ASCEND TOWARDS THE MOON (?)

And to close, I’ve chosen two recently released complete records, both from bands who were unfamiliar to me. The first is an album entitled At The Heart Of All Beauty Lies Something Inhuman, which are words drawn from this line by Albert Camus:

“At the heart of all beauty lies something inhuman, and these hills, the softness of the sky, the outline of these trees at this very minute lose the illusory meaning with which we had clothed them, henceforth more remote than a lost paradise . . . ”

The opening track (“The Deluge”) is a beautifully mysterious and melancholy instrumental that features acoustic guitars, but what comes next (“The Chasm”) is a delirium of blazing riffage, tumultuous percussion, and wild, scorching shrieks, coupled with flowing melodies that raise visions of frightening grandeur (for some reason it made me think of howling Saharan sandstorms in which djinn princes direct the onslaught).

That feeling of scary exhilaration returns again, but in the meantime “The Shrine” is exotic and seductive in its melodic sorcery (though the vocals remain a torturous, mind-scarring sound). There is again a feeling of majesty in the music’s sweep, but it’s a tragic spectacle, and its moodiness and torment seem to become very personal as well. The chiming and darting notes of “The Arcane” bespeak internal turmoil and grief, yet the song also has its panoramic aspects, both sublime and splintering. There’s a sense of being moonstruck (pun intended) in the strange percussive rhythms and gleaming celestial melodies that open “The Hollow” — until it becomes a whirling lunacy (another moon-inspired word).

The closing track, “The Raven”, shares the name of the Gustave Doré engraving that’s used for the album cover, and it’s an 11-minute excursion which proves to be haunting and harrowing, eerie and engulfing, grim and glittering. About five minutes in, a clean, ringing guitar instrumental gives the music a spectral, bewitching atmosphere (here we are, moonstruck again), and the blazing maelstrom of madness that follows it creates a sharp and startling contrast.
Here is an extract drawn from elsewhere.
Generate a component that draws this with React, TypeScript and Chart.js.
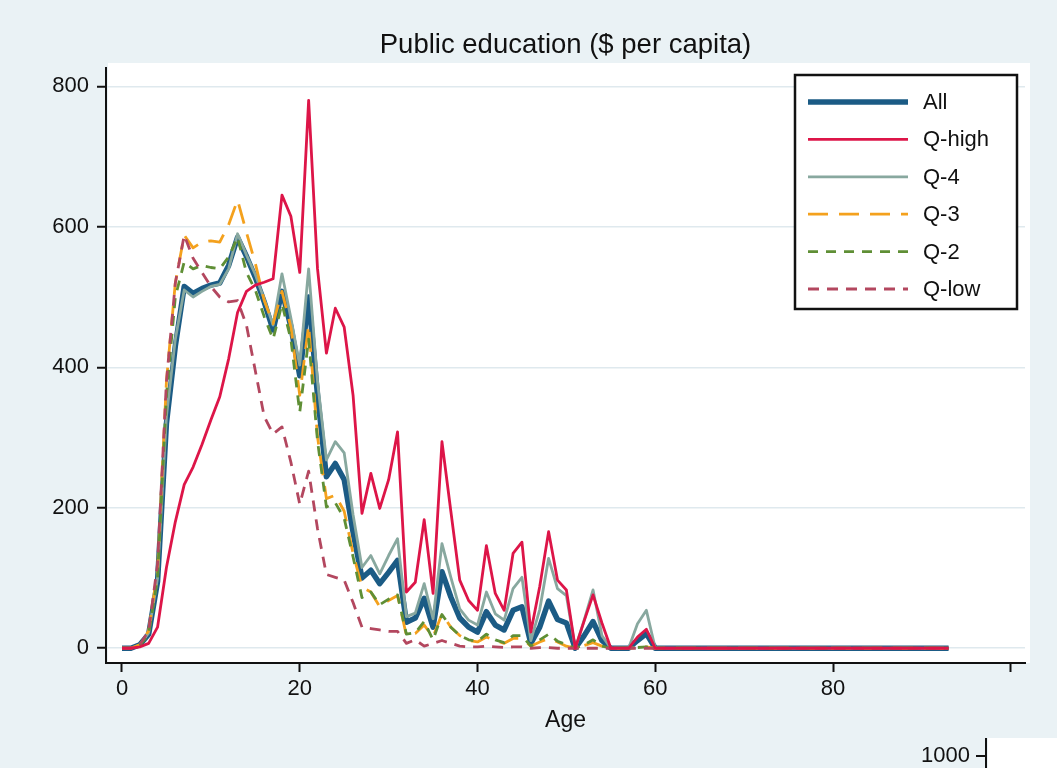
import React, { useEffect, useRef } from 'react';
import { Chart, registerables } from 'chart.js';

Chart.register(...registerables);

// ---------- data ----------
const ages = [
  0, 1, 2, 3, 4, 5, 6, 7, 8, 9,
  10, 11, 12, 13, 14, 15, 16, 17, 18, 19,
  20, 21, 22, 23, 24, 25, 26, 27, 28, 29,
  30, 31, 32, 33, 34, 35, 36, 37, 38, 39,
  40, 41, 42, 43, 44, 45, 46, 47, 48, 49,
  50, 51, 52, 53, 54, 55, 56, 57, 58, 59,
  60, 61, 62, 63, 64, 65, 66, 67, 68, 69,
  70, 71, 72, 73, 74, 75, 76, 77, 78, 79,
  80, 81, 82, 83, 84, 85, 86, 87, 88, 89,
  90, 91, 92, 93,
];

const seriesAll = [
  0, 0, 5, 20, 95, 320, 430, 515, 505, 512,
  517, 520, 545, 585, 558, 528, 493, 453, 508, 458,
  388, 500, 360, 244, 263, 240, 165, 100, 111, 92,
  108, 125, 37, 43, 71, 30, 109, 73, 43, 30,
  23, 52, 33, 26, 54, 59, 7, 30, 67, 41,
  36, 0, 18, 38, 11, 0, 0, 0, 11, 21,
  0, 0, 0, 0, 0, 0, 0, 0, 0, 0,
  0, 0, 0, 0, 0, 0, 0, 0, 0, 0,
  0, 0, 0, 0, 0, 0, 0, 0, 0, 0,
  0, 0, 0, 0,
];

const seriesQHigh = [
  0, 0, 2, 7, 30, 115, 180, 233, 258, 290,
  325, 358, 412, 478, 508, 517, 521, 526, 645, 615,
  535, 780, 540, 420, 484, 457, 360, 192, 249, 199,
  240, 308, 80, 94, 183, 78, 294, 195, 97, 68,
  54, 146, 78, 54, 135, 151, 23, 88, 166, 97,
  83, 0, 39, 76, 36, 0, 0, 0, 16, 27,
  0, 0, 0, 0, 0, 0, 0, 0, 0, 0,
  0, 0, 0, 0, 0, 0, 0, 0, 0, 0,
  0, 0, 0, 0, 0, 0, 0, 0, 0, 0,
  0, 0, 0, 0,
];

const seriesQ4 = [
  0, 0, 5, 22, 100, 330, 440, 510, 500, 508,
  515, 518, 540, 590, 560, 532, 497, 460, 533, 470,
  403, 540, 380, 268, 294, 278, 190, 115, 132, 106,
  132, 156, 45, 50, 92, 42, 149, 101, 56, 40,
  33, 80, 49, 40, 85, 101, 11, 55, 128, 85,
  75, 0, 40, 83, 18, 0, 0, 0, 35, 54,
  0, 0, 0, 0, 0, 0, 0, 0, 0, 0,
  0, 0, 0, 0, 0, 0, 0, 0, 0, 0,
  0, 0, 0, 0, 0, 0, 0, 0, 0, 0,
  0, 0, 0, 0,
];

const seriesQ3 = [
  0, 0, 5, 25, 110, 380, 520, 588, 570, 578,
  580, 578, 603, 638, 592, 548, 495, 462, 508, 457,
  360, 460, 301, 213, 218, 195, 135, 87, 80, 59,
  68, 75, 18, 21, 33, 16, 49, 30, 18, 11,
  9, 16, 11, 7, 14, 14, 3, 9, 14, 9,
  3, 0, 4, 8, 3, 0, 0, 0, 1, 2,
  0, 0, 0, 0, 0, 0, 0, 0, 0, 0,
  0, 0, 0, 0, 0, 0, 0, 0, 0, 0,
  0, 0, 0, 0, 0, 0, 0, 0, 0, 0,
  0, 0, 0, 0,
];

const seriesQ2 = [
  0, 0, 4, 20, 100, 360, 500, 550, 540, 545,
  542, 540, 557, 585, 535, 510, 472, 440, 490, 440,
  336, 440, 295, 201, 207, 185, 130, 72, 80, 62,
  70, 76, 20, 22, 38, 12, 48, 30, 18, 12,
  10, 20, 12, 8, 18, 18, 3, 12, 20, 10,
  5, 0, 5, 12, 3, 0, 0, 0, 1, 2,
  0, 0, 0, 0, 0, 0, 0, 0, 0, 0,
  0, 0, 0, 0, 0, 0, 0, 0, 0, 0,
  0, 0, 0, 0, 0, 0, 0, 0, 0, 0,
  0, 0, 0, 0,
];

const seriesQLow = [
  0, 0, 5, 25, 120, 380, 520, 588, 555, 535,
  515, 500, 493, 495, 460, 395, 330, 305, 315, 265,
  205, 252, 170, 105, 101, 97, 65, 30, 28, 26,
  24, 24, 7, 12, 3, 7, 11, 7, 3, 2,
  2, 3, 2, 1, 2, 2, 0, 1, 1, 0,
  0, 0, 0, 0, 0, 0, 0, 0, 0, 0,
  0, 0, 0, 0, 0, 0, 0, 0, 0, 0,
  0, 0, 0, 0, 0, 0, 0, 0, 0, 0,
  0, 0, 0, 0, 0, 0, 0, 0, 0, 0,
  0, 0, 0, 0,
];

const seriesNames = ['All', 'Q-high', 'Q-4', 'Q-3', 'Q-2', 'Q-low'];
const xTickValues = [0, 20, 40, 60, 80, 100];
const xTickLabels = ['0', '20', '40', '60', '80', ''];
const yTickValues = [0, 200, 400, 600, 800];
const yTickLabels = ['0', '200', '400', '600', '800'];

const FONT = '"Liberation Sans", Arial, Helvetica, sans-serif';
const TEXT = '#111111';

const toPoints = (vals: number[]) => vals.map((v, i) => ({ x: ages[i], y: v }));

const bgPlugin = {
  id: 'bgPlugin',
  beforeDraw(chart: any) {
    const { ctx, width, height, chartArea: a } = chart;
    ctx.save();
    ctx.fillStyle = '#eaf2f5';
    ctx.fillRect(0, 0, width, height);
    ctx.fillStyle = '#ffffff';
    ctx.fillRect(a.left + 2, a.top - 5, a.right - a.left + 3, a.bottom - a.top + 5);
    // fragment of the next panel (bottom-right)
    ctx.fillRect(988, 738, width - 988, height - 738);
    ctx.restore();
  },
};

const overlayPlugin = {
  id: 'overlayPlugin',
  afterDraw(chart: any) {
    const { ctx } = chart;
    ctx.save();
    // legend box
    const bx = 795, by = 75, bw = 222, bh = 234;
    ctx.fillStyle = '#ffffff';
    ctx.fillRect(bx, by, bw, bh);
    ctx.lineWidth = 2.5;
    ctx.strokeStyle = '#111111';
    ctx.setLineDash([]);
    ctx.strokeRect(bx, by, bw, bh);
    chart.data.datasets.forEach((ds: any, i: number) => {
      const y = 102 + i * 37.4;
      ctx.beginPath();
      ctx.setLineDash(ds.borderDash || []);
      ctx.lineWidth = ds.borderWidth;
      ctx.strokeStyle = ds.borderColor;
      ctx.lineCap = 'butt';
      ctx.moveTo(808, y);
      ctx.lineTo(908, y);
      ctx.stroke();
      ctx.setLineDash([]);
      ctx.fillStyle = TEXT;
      ctx.font = `22px ${FONT}`;
      ctx.textAlign = 'left';
      ctx.textBaseline = 'middle';
      ctx.fillText(ds.label, 923, y + 1);
    });
    // fragment of next panel axis
    ctx.strokeStyle = '#111111';
    ctx.lineWidth = 2;
    ctx.beginPath();
    ctx.moveTo(986, 738);
    ctx.lineTo(986, 768);
    ctx.moveTo(976, 756);
    ctx.lineTo(986, 756);
    ctx.stroke();
    ctx.fillStyle = TEXT;
    ctx.font = `22px ${FONT}`;
    ctx.textAlign = 'right';
    ctx.textBaseline = 'middle';
    ctx.fillText('1000', 970, 756);
    ctx.restore();
  },
};

export default function App() {
  const canvasRef = useRef<HTMLCanvasElement | null>(null);

  useEffect(() => {
    const canvas = canvasRef.current;
    if (!canvas) return;
    const allSeries = [seriesAll, seriesQHigh, seriesQ4, seriesQ3, seriesQ2, seriesQLow];
    const colors = ['#1b5b85', '#dd1548', '#88a89f', '#f4a11d', '#5f8f35', '#b3475f'];
    const widths = [5.5, 2.8, 2.8, 2.8, 2.8, 2.8];
    const dashes: number[][] = [[], [], [], [20, 11], [10, 8], [11, 8]];
    const orders = [5, 0, 4, 3, 2, 1];

    const chart = new Chart(canvas, {
      type: 'line',
      data: {
        datasets: allSeries.map((s, i) => ({
          label: seriesNames[i],
          data: toPoints(s),
          borderColor: colors[i],
          backgroundColor: colors[i],
          borderWidth: widths[i],
          borderDash: dashes[i],
          borderJoinStyle: 'round' as const,
          pointRadius: 0,
          pointHoverRadius: 0,
          tension: 0,
          fill: false,
          order: orders[i],
        })),
      },
      options: {
        animation: false,
        responsive: false,
        events: [],
        layout: { padding: { left: 0, right: 32, top: 0, bottom: 0 } },
        plugins: {
          legend: { display: false },
          tooltip: { enabled: false },
          title: {
            display: true,
            text: 'Public education ($ per capita)',
            color: TEXT,
            fullSize: false,
            font: { family: FONT, size: 27.5, weight: 'normal' as const, lineHeight: 1.2 },
            padding: { top: 29, bottom: 6 },
          },
        },
        scales: {
          x: {
            type: 'linear',
            min: -1.8,
            max: 101.6,
            afterFit: (scale: any) => {
              scale.height = 105;
            },
            afterBuildTicks: (scale: any) => {
              scale.ticks = xTickValues.map((v) => ({ value: v }));
            },
            ticks: {
              autoSkip: false,
              maxRotation: 0,
              color: TEXT,
              padding: 4,
              font: { family: FONT, size: 22 },
              callback: (v: any) => {
                const idx = xTickValues.indexOf(Number(v));
                return idx >= 0 ? xTickLabels[idx] : '';
              },
            },
            grid: {
              display: true,
              drawOnChartArea: false,
              drawTicks: true,
              tickLength: 9,
              tickColor: '#111111',
              tickWidth: 2,
            },
            border: { display: true, color: '#111111', width: 2 },
            title: {
              display: true,
              text: 'Age',
              color: TEXT,
              font: { family: FONT, size: 23, lineHeight: 1.2 },
              padding: { top: 0, bottom: 34 },
            },
          },
          y: {
            type: 'linear',
            min: -21,
            max: 826,
            afterFit: (scale: any) => {
              scale.width = 106;
            },
            afterBuildTicks: (scale: any) => {
              scale.ticks = yTickValues.map((v) => ({ value: v }));
            },
            ticks: {
              autoSkip: false,
              color: TEXT,
              padding: 8,
              font: { family: FONT, size: 22 },
              callback: (v: any) => {
                const idx = yTickValues.indexOf(Number(v));
                return idx >= 0 ? yTickLabels[idx] : '';
              },
            },
            grid: {
              display: true,
              drawOnChartArea: true,
              color: '#dfe9ee',
              lineWidth: 1.5,
              drawTicks: true,
              tickLength: 9,
              tickColor: '#111111',
              tickWidth: 2,
            },
            border: { display: true, color: '#111111', width: 2 },
          },
        },
      },
      plugins: [bgPlugin, overlayPlugin],
    } as any);

    return () => {
      chart.destroy();
    };
  }, []);

  return (
    <div style={{ position: 'absolute', left: 0, top: 0, width: 1057, height: 768 }}>
      <canvas ref={canvasRef} width={1057} height={768} style={{ display: 'block' }} />
    </div>
  );
}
There’s a lot to take in over the course of this multi-faceted album, and while some might be tempted to label it “depressive black metal”, it’s a richer experience, in both its moods and its genre variations, than such a label might suggest.

BANDCAMP:
http://ascendtowardsthemoon.bandcamp.com/album/at-the-heart-of-all-beauty-lies-something-inhuman

FACEBOOK:
https://www.facebook.com/Ascend-Towards-The-Moon-111154967382906

 

 

 

 

 

 

LYCOPOLIS (Egypt)

To conclude I’ve chosen Opener of the Ways, the June 2020 debut EP of an Egyptian black metal band named Lycopolis (the EP follows a 2019 demo named 40 Days Road).

There’s a raw, penetrating level of abrasion in the guitars, and an emotional rawness in the music too, ranging from the depressive and despairing moods of “The Sun Is But A Mourning Star” to the grim raking and thrusting chords and rampant cruelty of “Dusk Beckons A Closing Portal” and the wild, whirling hysteria of “Odes of Eminence” (the EP’s shortest and most electrifying track). At their high points of intensity, Lycopolis channel derangement and fear with a kind of terrifying ecstasy, and the vocals, though slightly submerged, are always insane. But even when things are less frenetic, the music is a riveting experience.

On Bandcamp Friday two days ago Lycopolis released a new single named “Guardian“, but the band took it down yesterday, and it’s unclear whether it will be released again. It appears to be a preview of a new sound that Lycopolis are developing, one that blends raw black metal with traditional Egyptian and Arabic scales.

I do hope the song will reappear at some point because it does generate an atmosphere of exotic magnificence — but of a kind that seems demonic — and in doing that it beautifully brings into play those Middle Eastern melodies in a way that makes the song magikal. On the other hand, it’s definitely as raw as a sandstorm and the vocals remain unhinged (and the drumming is an extravagant performance too). I’d definitely like to hear more of this new direction.